BRIEF —
From the listing below, extract each entry exactly as written, minus the images.

Records with drawing code:
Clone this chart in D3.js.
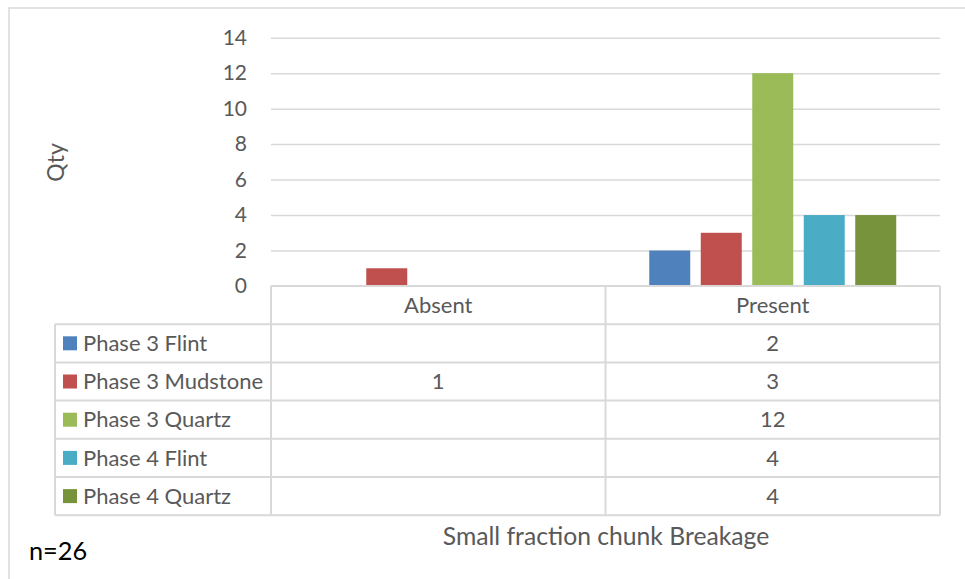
<!DOCTYPE html>
<html>
<head>
<meta charset="utf-8">
<script src="https://cdn.jsdelivr.net/npm/d3@7"></script>
<style>
  html, body { margin: 0; padding: 0; background: #fff; }
  svg { display: block; }
  text { font-family: Lato, "Open Sans", sans-serif; }
</style>
</head>
<body>
<svg id="chart" width="965" height="579"></svg>
<script>
// ---- data ----
const categories = ["Absent", "Present"];
const seriesNames = ["Phase 3 Flint", "Phase 3 Mudstone", "Phase 3 Quartz", "Phase 4 Flint", "Phase 4 Quartz"];
const phase3Flint    = [null, 2];
const phase3Mudstone = [1, 3];
const phase3Quartz   = [null, 12];
const phase4Flint    = [null, 4];
const phase4Quartz   = [null, 4];
const yTicks = [0, 2, 4, 6, 8, 10, 12, 14];
const axisTitle = "Small fraction chunk Breakage";
const yTitle = "Qty";
const note = "n=26";

const seriesValues = [phase3Flint, phase3Mudstone, phase3Quartz, phase4Flint, phase4Quartz];
const palette = ["#4F81BD", "#C0504D", "#9BBB59", "#4BACC6", "#77933C"];

// ---- layout ----
const svg = d3.select("#chart");
const W = 965, H = 579;
const plotLeft = 271, plotRight = 940, plotTop = 37.7, plotBottom = 286;
const tableLeft = 55, rowH = 38.2;
const textColor = "#595959", lineColor = "#D9D9D9";

// outer border
svg.append("rect").attr("x", 9).attr("y", 8).attr("width", W).attr("height", H)
  .attr("fill", "none").attr("stroke", lineColor).attr("stroke-width", 1.5);

const y = d3.scaleLinear().domain([0, 14]).range([plotBottom, plotTop]);
const x0 = d3.scaleBand().domain(categories).range([plotLeft, plotRight]).padding(0);
const x1 = d3.scaleBand().domain(seriesNames).range([0, x0.bandwidth()])
  .paddingInner(0.204).paddingOuter(0.85);

// gridlines
const yAxis = d3.axisLeft(y).tickValues(yTicks).tickSize(-(plotRight - plotLeft)).tickPadding(24);
const gy = svg.append("g").attr("transform", `translate(${plotLeft},0)`).call(yAxis);
gy.select(".domain").remove();
gy.selectAll(".tick line").attr("stroke", lineColor).attr("stroke-width", 1.5)
  .filter(d => d === 0).remove();
gy.selectAll(".tick text").attr("fill", textColor).style("font-size", "21px")
  .style("font-family", "Lato, sans-serif");

// bars
const groups = svg.append("g").selectAll("g").data(categories).join("g")
  .attr("transform", d => `translate(${x0(d)},0)`);
groups.selectAll("rect")
  .data((c, ci) => seriesNames.map((s, si) => ({ s, si, v: seriesValues[si][ci] })).filter(d => d.v != null))
  .join("rect")
  .attr("x", d => x1(d.s))
  .attr("width", x1.bandwidth())
  .attr("y", d => y(d.v))
  .attr("height", d => y(0) - y(d.v))
  .attr("fill", d => palette[d.si]);

// data table
const tbl = svg.append("g");
const line = (x1_, y1_, x2_, y2_) => tbl.append("line")
  .attr("x1", x1_).attr("y1", y1_).attr("x2", x2_).attr("y2", y2_)
  .attr("stroke", lineColor).attr("stroke-width", 2);
const tableBottom = plotBottom + rowH * (seriesNames.length + 1);
line(plotLeft, plotBottom, plotRight, plotBottom);
for (let i = 1; i <= seriesNames.length + 1; i++) {
  line(tableLeft, plotBottom + rowH * i, plotRight, plotBottom + rowH * i);
}
line(tableLeft, plotBottom + rowH, tableLeft, tableBottom);
categories.forEach(c => line(x0(c), plotBottom, x0(c), tableBottom));
line(plotRight, plotBottom, plotRight, tableBottom);

// header labels
tbl.selectAll("text.hdr").data(categories).join("text").attr("class", "hdr")
  .attr("x", d => x0(d) + x0.bandwidth() / 2)
  .attr("y", plotBottom + rowH / 2)
  .attr("dy", "0.35em").attr("text-anchor", "middle")
  .attr("fill", textColor).style("font-size", "22px").text(d => d);

// legend rows
seriesNames.forEach((s, si) => {
  const cy = plotBottom + rowH * (si + 1.5);
  tbl.append("rect").attr("x", 63).attr("y", cy - 7).attr("width", 14).attr("height", 14)
    .attr("fill", palette[si]);
  tbl.append("text").attr("x", 83).attr("y", cy).attr("dy", "0.35em")
    .attr("fill", textColor).style("font-size", "22px").text(s);
  categories.forEach((c, ci) => {
    const v = seriesValues[si][ci];
    if (v == null) return;
    tbl.append("text").attr("x", x0(c) + x0.bandwidth() / 2).attr("y", cy).attr("dy", "0.35em")
      .attr("text-anchor", "middle").attr("fill", textColor).style("font-size", "22px").text(v);
  });
});

// axis titles
svg.append("text").attr("x", (plotLeft + plotRight) / 2 + 0.5).attr("y", 545)
  .attr("text-anchor", "middle").attr("fill", textColor).style("font-size", "24.7px").text(axisTitle);
svg.append("text").attr("transform", "translate(64,162.5) rotate(-90)")
  .attr("text-anchor", "middle").attr("fill", textColor).style("font-size", "23px").text(yTitle);

// note
svg.append("text").attr("x", 29).attr("y", 560).attr("fill", "#000")
  .style("font-size", "25.3px").text(note);
</script>
</body>
</html>
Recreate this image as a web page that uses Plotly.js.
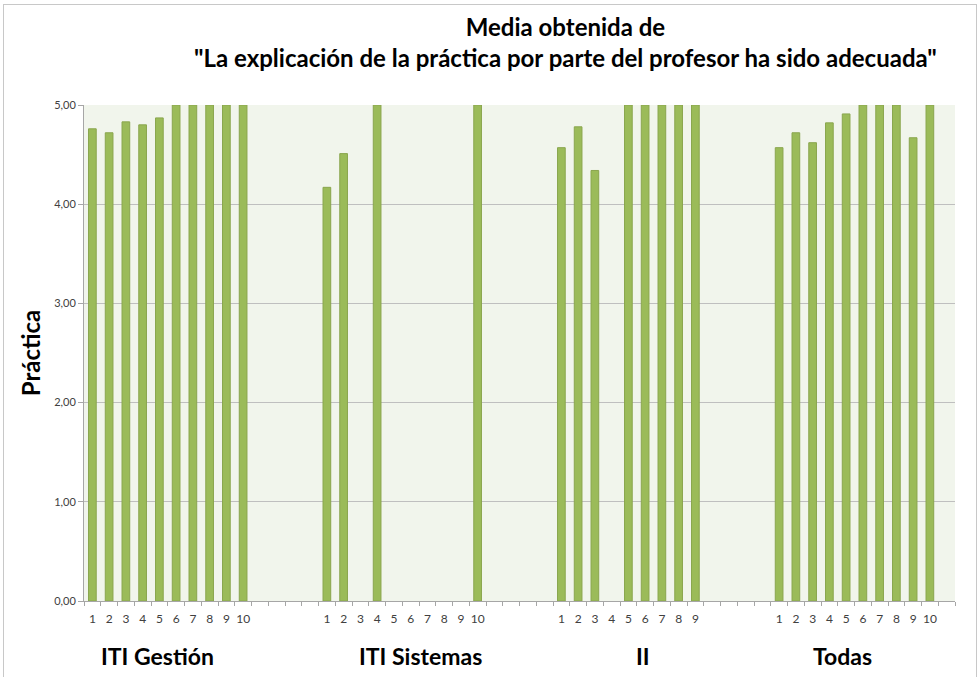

RESULT —
Clone this chart in D3.js.
<!DOCTYPE html>
<html>
<head>
<meta charset="utf-8">
<script src="https://cdn.jsdelivr.net/npm/d3@7"></script>
<style>
  html, body { margin: 0; padding: 0; background: #fff; }
  svg { display: block; }
  text { font-family: Lato, "Open Sans", sans-serif; }
</style>
</head>
<body>
<svg id="chart" width="965" height="579"></svg>
<script>
// ---- data ----
const categories = ["Absent", "Present"];
const seriesNames = ["Phase 3 Flint", "Phase 3 Mudstone", "Phase 3 Quartz", "Phase 4 Flint", "Phase 4 Quartz"];
const phase3Flint    = [null, 2];
const phase3Mudstone = [1, 3];
const phase3Quartz   = [null, 12];
const phase4Flint    = [null, 4];
const phase4Quartz   = [null, 4];
const yTicks = [0, 2, 4, 6, 8, 10, 12, 14];
const axisTitle = "Small fraction chunk Breakage";
const yTitle = "Qty";
const note = "n=26";

const seriesValues = [phase3Flint, phase3Mudstone, phase3Quartz, phase4Flint, phase4Quartz];
const palette = ["#4F81BD", "#C0504D", "#9BBB59", "#4BACC6", "#77933C"];

// ---- layout ----
const svg = d3.select("#chart");
const W = 965, H = 579;
const plotLeft = 271, plotRight = 940, plotTop = 37.7, plotBottom = 286;
const tableLeft = 55, rowH = 38.2;
const textColor = "#595959", lineColor = "#D9D9D9";

// outer border
svg.append("rect").attr("x", 9).attr("y", 8).attr("width", W).attr("height", H)
  .attr("fill", "none").attr("stroke", lineColor).attr("stroke-width", 1.5);

const y = d3.scaleLinear().domain([0, 14]).range([plotBottom, plotTop]);
const x0 = d3.scaleBand().domain(categories).range([plotLeft, plotRight]).padding(0);
const x1 = d3.scaleBand().domain(seriesNames).range([0, x0.bandwidth()])
  .paddingInner(0.204).paddingOuter(0.85);

// gridlines
const yAxis = d3.axisLeft(y).tickValues(yTicks).tickSize(-(plotRight - plotLeft)).tickPadding(24);
const gy = svg.append("g").attr("transform", `translate(${plotLeft},0)`).call(yAxis);
gy.select(".domain").remove();
gy.selectAll(".tick line").attr("stroke", lineColor).attr("stroke-width", 1.5)
  .filter(d => d === 0).remove();
gy.selectAll(".tick text").attr("fill", textColor).style("font-size", "21px")
  .style("font-family", "Lato, sans-serif");

// bars
const groups = svg.append("g").selectAll("g").data(categories).join("g")
  .attr("transform", d => `translate(${x0(d)},0)`);
groups.selectAll("rect")
  .data((c, ci) => seriesNames.map((s, si) => ({ s, si, v: seriesValues[si][ci] })).filter(d => d.v != null))
  .join("rect")
  .attr("x", d => x1(d.s))
  .attr("width", x1.bandwidth())
  .attr("y", d => y(d.v))
  .attr("height", d => y(0) - y(d.v))
  .attr("fill", d => palette[d.si]);

// data table
const tbl = svg.append("g");
const line = (x1_, y1_, x2_, y2_) => tbl.append("line")
  .attr("x1", x1_).attr("y1", y1_).attr("x2", x2_).attr("y2", y2_)
  .attr("stroke", lineColor).attr("stroke-width", 2);
const tableBottom = plotBottom + rowH * (seriesNames.length + 1);
line(plotLeft, plotBottom, plotRight, plotBottom);
for (let i = 1; i <= seriesNames.length + 1; i++) {
  line(tableLeft, plotBottom + rowH * i, plotRight, plotBottom + rowH * i);
}
line(tableLeft, plotBottom + rowH, tableLeft, tableBottom);
categories.forEach(c => line(x0(c), plotBottom, x0(c), tableBottom));
line(plotRight, plotBottom, plotRight, tableBottom);

// header labels
tbl.selectAll("text.hdr").data(categories).join("text").attr("class", "hdr")
  .attr("x", d => x0(d) + x0.bandwidth() / 2)
  .attr("y", plotBottom + rowH / 2)
  .attr("dy", "0.35em").attr("text-anchor", "middle")
  .attr("fill", textColor).style("font-size", "22px").text(d => d);

// legend rows
seriesNames.forEach((s, si) => {
  const cy = plotBottom + rowH * (si + 1.5);
  tbl.append("rect").attr("x", 63).attr("y", cy - 7).attr("width", 14).attr("height", 14)
    .attr("fill", palette[si]);
  tbl.append("text").attr("x", 83).attr("y", cy).attr("dy", "0.35em")
    .attr("fill", textColor).style("font-size", "22px").text(s);
  categories.forEach((c, ci) => {
    const v = seriesValues[si][ci];
    if (v == null) return;
    tbl.append("text").attr("x", x0(c) + x0.bandwidth() / 2).attr("y", cy).attr("dy", "0.35em")
      .attr("text-anchor", "middle").attr("fill", textColor).style("font-size", "22px").text(v);
  });
});

// axis titles
svg.append("text").attr("x", (plotLeft + plotRight) / 2 + 0.5).attr("y", 545)
  .attr("text-anchor", "middle").attr("fill", textColor).style("font-size", "24.7px").text(axisTitle);
svg.append("text").attr("transform", "translate(64,162.5) rotate(-90)")
  .attr("text-anchor", "middle").attr("fill", textColor).style("font-size", "23px").text(yTitle);

// note
svg.append("text").attr("x", 29).attr("y", 560).attr("fill", "#000")
  .style("font-size", "25.3px").text(note);
</script>
</body>
</html>
Recreate this image as a web page that uses Plotly.js.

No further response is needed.